People have asked me, “But, didn’t you miss the bonding breastfeeding provides?” After I take a few deep breaths and convince myself not to punch them in the throat, I explain that bottle-feeding can be just as bonding as breastfeeding. I’ve done both: I know that I can snuggle, kiss, and gaze at my baby if there’s a boob OR a bottle in his mouth. (I can also watch “Grey’s Anatomy” either way, and I did that sometimes, too.) And guess what? If I want the ever-important “skin-to-skin contact” that breastfeeding provides babies and mothers? I can take my shirt off and rock that bottle with the twins hanging free and loose. Been there, done that (lucky for everyone, only in the privacy of my own home).
What can I say?

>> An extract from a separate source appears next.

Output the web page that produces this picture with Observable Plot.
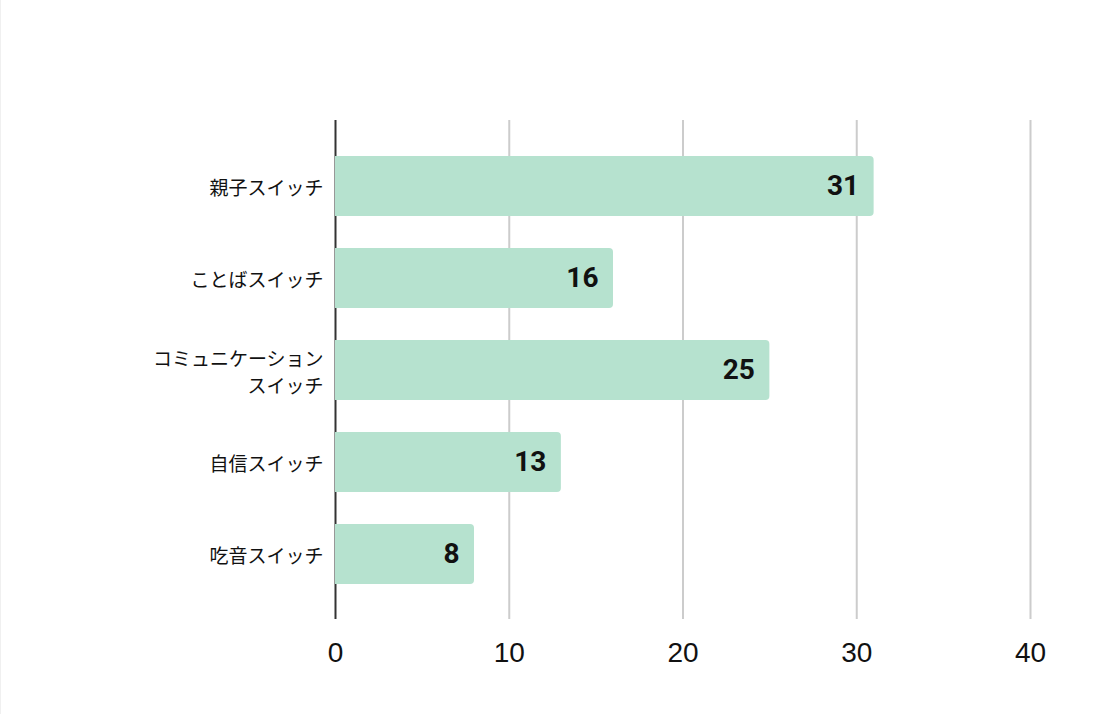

I guess it's all the formula we fed him.

New mothers choose formula for a host of different reasons. Some, like me, can’t breastfeed. Some have to go back to work and can’t fit pumping in to their schedules. Some find breastfeeding painful or uncomfortable. Some need more than 3-4 hours of sleep in a row. Some just plain don’t like it. But guess what? None of that matters. We should support mothers who FEED THEIR BABIES, which, as it turns out, is pretty much all mothers.

We need to stop shaming mothers for choosing formula over breast milk and focus on other things that actually have a major impact on babies’ lives. Let’s put our time and energy into educating parents about SIDS, for example. Babies DIE from SIDS. Or how about helping new parents learn about car seat safety? Babies in improperly installed car seats can DIE in an auto accident. DRINKING FORMULA DOES NOT KILL BABIES.

The thing is, I am all for supporting new moms who want to breastfeed. I am even all for encouraging reluctant moms to give it a try. I think new moms should have easy access to help and advice from experts who can make those first few weeks of breastfeeding, which are often the hardest, easier. I don’t think hospitals should send home formula samples unless parents ask for them, and I don’t think maternity ward nurses should feed babies formula without their parents’ consent. But I also think women should not be made to feel embarrassed or ashamed if they choose formula.

So, yes, I am pro-breastfeeding. But I am also pro-formula feeding. In fact, I like to say that I am PRO-FEEDING. Feed your babies. Feed them something that will allow them to grow and thrive, like breast milk or formula. And the next time you see a woman with a new baby at the pediatrician’s office, preschool drop-off, or, God help her, the grocery store, give her a smile. Tell her that her baby is beautiful. Tell her she is doing a great job. Because chances are good that she is feeding her baby…probably many times a day and at least once or twice at night. And THAT’S all that matters.